O retorno de David Lowery para cadeira de diretor não poderia ser mais icônico. Com a melhor atuação da carreira de Dev Patel, A Lenda do Cavaleiro Verde é um épico medieval que subverte e inova, além de apresentar um dos universos mais envolventes e vastos do cinema nos últimos anos.
Parte dos espectadores conheceram o trabalho de Lowery no sucesso independente A Ghost Story, que foi bastante apreciado pela comunidade cinéfila no ano de 2017, graças a importância da temática e ao nível de inventividade da obra. No trabalho mais recente, o diretor repete a maestria e apresenta outra narrativa igualmente incomum e contemporânea.
Ainda que A Lenda do Cavaleiro Verde seja adaptação de um conto arturiano do século XIV, não espere encontrar o repetido e idealizado mito do jovem que retirou a espada da pedra e se tornou rei, ou a história da busca pelo Santo Graal. Ao invés do heroísmo padrão e das figuras mitológicas sublimes, assiste-se um realismo mágico, que mescla a fantasia do medieval com atuações e cenários tangíveis.
A narrativa é focada em Gawain, sobrinho do Rei Arthur interpretado com excelência por Dev Patel, ator já muito reconhecido em função dos trabalhos em Quem Quer Ser um Milionário? e Lion: Uma Jornada Para Casa, mas que aqui, supera ambas performances.
No enredo, o jovem aceita participar de um infeliz desafio feito pelo místico Cavaleiro Verde, o qual muito provavelmente acabará com a própria morte. Dessa forma, a trama relata a jornada vacilante de Gawain rumo ao seu destino.
O trajeto apresentado é amplamente fantasioso e simbólico, mas também repleto de uma realidade que imerge o espectador na aventura. Se os contos medievais fossem verdadeiros, o universo sujo, sombrio, confuso, miraculoso e alegórico de Lowery teria os representados com perfeição.
Outro grande traço de autenticidade no enredo vai para o conflito de Gawain, que está longe de representar o forte, honrado e impecável cavaleiro dos filmes clássicos ou blockbusters, visto que ele comete erros, pensa em desistir e tem medo da morte.
Talvez ainda mais surpreendente que a própria narrativa, seja descobrir que A Lenda do Cavaleiro Verde alcançou um grande apuro estético e sonoro, sem abdicar do teor épico e grandioso da história e, mesmo assim, conseguiu se manter no enxuto orçamento de 15 milhões de dólares.
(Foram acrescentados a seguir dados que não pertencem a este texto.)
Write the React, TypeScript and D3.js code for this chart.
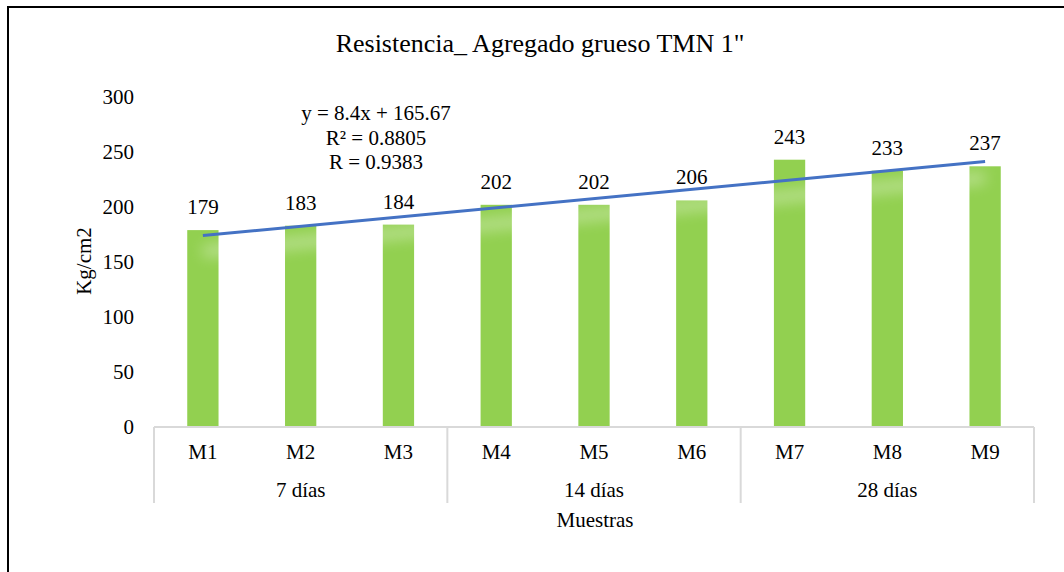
import { useEffect, useRef } from 'react'
import * as d3 from 'd3'

const samples = ['M1', 'M2', 'M3', 'M4', 'M5', 'M6', 'M7', 'M8', 'M9']
const values = [179, 183, 184, 202, 202, 206, 243, 233, 237]
const groups = ['7 días', '14 días', '28 días']
const yTicks = [0, 50, 100, 150, 200, 250, 300]
const trendSlope = 8.4
const trendIntercept = 165.67
const trendLabels = ['y = 8.4x + 165.67', 'R² = 0.8805', 'R = 0.9383']

const FONT = "'Liberation Serif', 'Times New Roman', serif"

export default function App() {
  const svgRef = useRef<SVGSVGElement>(null)

  useEffect(() => {
    if (!svgRef.current) return
    const svg = d3.select(svgRef.current)
    svg.selectAll('*').remove()

    const width = 1064
    const height = 572
    const left = 154
    const right = 1034
    const top = 97
    const bottom = 427
    const fs = 21

    svg.attr('width', width).attr('height', height)

    // frame
    svg.append('rect')
      .attr('x', 8).attr('y', 7).attr('width', 1070).attr('height', 600)
      .attr('fill', 'white').attr('stroke', 'black').attr('stroke-width', 2)

    const x = d3.scaleBand().domain(samples).range([left, right]).paddingInner(0.68).paddingOuter(0.34)
    const y = d3.scaleLinear().domain([0, 300]).range([bottom, top])

    const label = (sel: any) => sel.style('font-family', FONT).attr('fill', '#000')

    svg.append('text')
      .attr('x', 540).attr('y', 52).attr('text-anchor', 'middle')
      .attr('font-size', 26).call(label).text('Resistencia_ Agregado grueso TMN 1"')

    // y ticks
    svg.append('g').selectAll('text').data(yTicks).join('text')
      .attr('x', 134).attr('y', (d) => y(d) + 7)
      .attr('text-anchor', 'end').attr('font-size', fs).call(label)
      .text((d) => d)

    svg.append('text')
      .attr('transform', 'translate(91,261) rotate(-90)')
      .attr('text-anchor', 'middle').attr('font-size', fs).call(label).text('Kg/cm2')

    const defs = svg.append('defs')
    defs.append('filter').attr('id', 'blur').attr('x', '-10%').attr('y', '-300%').attr('width', '120%').attr('height', '700%')
      .append('feGaussianBlur').attr('stdDeviation', 7)

    // bars
    svg.append('g').selectAll('rect').data(values).join('rect')
      .attr('x', (_, i) => x(samples[i])!)
      .attr('y', (d) => y(d))
      .attr('width', x.bandwidth())
      .attr('height', (d) => bottom - y(d))
      .attr('fill', '#92D050')

    // data labels
    svg.append('g').selectAll('text').data(values).join('text')
      .attr('x', (_, i) => x(samples[i])! + x.bandwidth() / 2)
      .attr('y', (d) => y(d) - 16)
      .attr('text-anchor', 'middle').attr('font-size', fs).call(label)
      .text((d) => d)

    // trendline with soft shadow
    const cx = (i: number) => x(samples[i])! + x.bandwidth() / 2
    const pts: [number, number][] = [0, samples.length - 1].map((i) => [cx(i), y(trendSlope * (i + 1) + trendIntercept)])
    const line = d3.line()
    svg.append('path')
      .attr('d', line(pts.map(([a, b]) => [a, b + 16]) as [number, number][]))
      .attr('stroke', 'white').attr('stroke-width', 12).attr('opacity', 0.35)
      .attr('fill', 'none').attr('filter', 'url(#blur)')
    svg.append('path')
      .attr('d', line(pts))
      .attr('stroke', '#4472C4').attr('stroke-width', 3).attr('fill', 'none')

    svg.append('g').selectAll('text').data(trendLabels).join('text')
      .attr('x', 376).attr('y', (_, i) => 120 + i * 24.5)
      .attr('text-anchor', 'middle').attr('font-size', fs).call(label)
      .text((d) => d)

    // x axis
    const axis = svg.append('g').attr('stroke', '#D9D9D9').attr('stroke-width', 2)
    axis.append('line').attr('x1', left).attr('x2', right).attr('y1', bottom).attr('y2', bottom)
    const step = x.step()
    ;[0, 3, 6, 9].forEach((k) => {
      const xx = left + k * step
      axis.append('line').attr('x1', xx).attr('x2', xx).attr('y1', bottom).attr('y2', 503)
    })

    svg.append('g').selectAll('text').data(samples).join('text')
      .attr('x', (d) => x(d)! + x.bandwidth() / 2).attr('y', 459)
      .attr('text-anchor', 'middle').attr('font-size', fs).call(label).text((d) => d)

    svg.append('g').selectAll('text').data(groups).join('text')
      .attr('x', (_, i) => left + (i * 3 + 1.5) * step).attr('y', 497)
      .attr('text-anchor', 'middle').attr('font-size', fs).call(label).text((d) => d)

    svg.append('text')
      .attr('x', 595).attr('y', 527).attr('text-anchor', 'middle')
      .attr('font-size', fs).call(label).text('Muestras')
  }, [])

  return <svg ref={svgRef} style={{ position: 'absolute', left: 0, top: 0 }} />
}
Para efeito de comparação, o recente Rei Arthur: A Lenda da Espada, que possui a mesma época histórica como pano de fundo, contou com a quantia de 175 milhões de dólares.
Tanto a partir do bom uso da iluminação e dos cenários naturais, quanto da refinada mescla entre efeitos práticos e especiais, origina-se um dos mais belos e densos mundos cinematográficos dos últimos anos. E além dos êxitos em fotografia, direção de arte e produção, o espectador ainda é presenteado com uma trilha sonora bela e memorável.
O roteiro e a direção também foram competentes em permitir que todo elenco brilhasse. Destaque aqui para Alicia Vikander, que tem um ilustre monólogo, assim como para Ralph Ineson, pelo excepcional trabalho de corpo, voz e caracterização com o Cavaleiro Verde. Ênfase também em Erin Kellyman, que ficou conhecida no início do ano por interpretar a “vilã” de Falcão e o Soldado Invernal, e que no filme tem uma singela e bonita participação.
Em síntese, A Lenda do Cavaleiro Verde novamente demonstra que a assinatura de David Lowery é sinônimo de talento para contar novas histórias e primazia técnica na produção.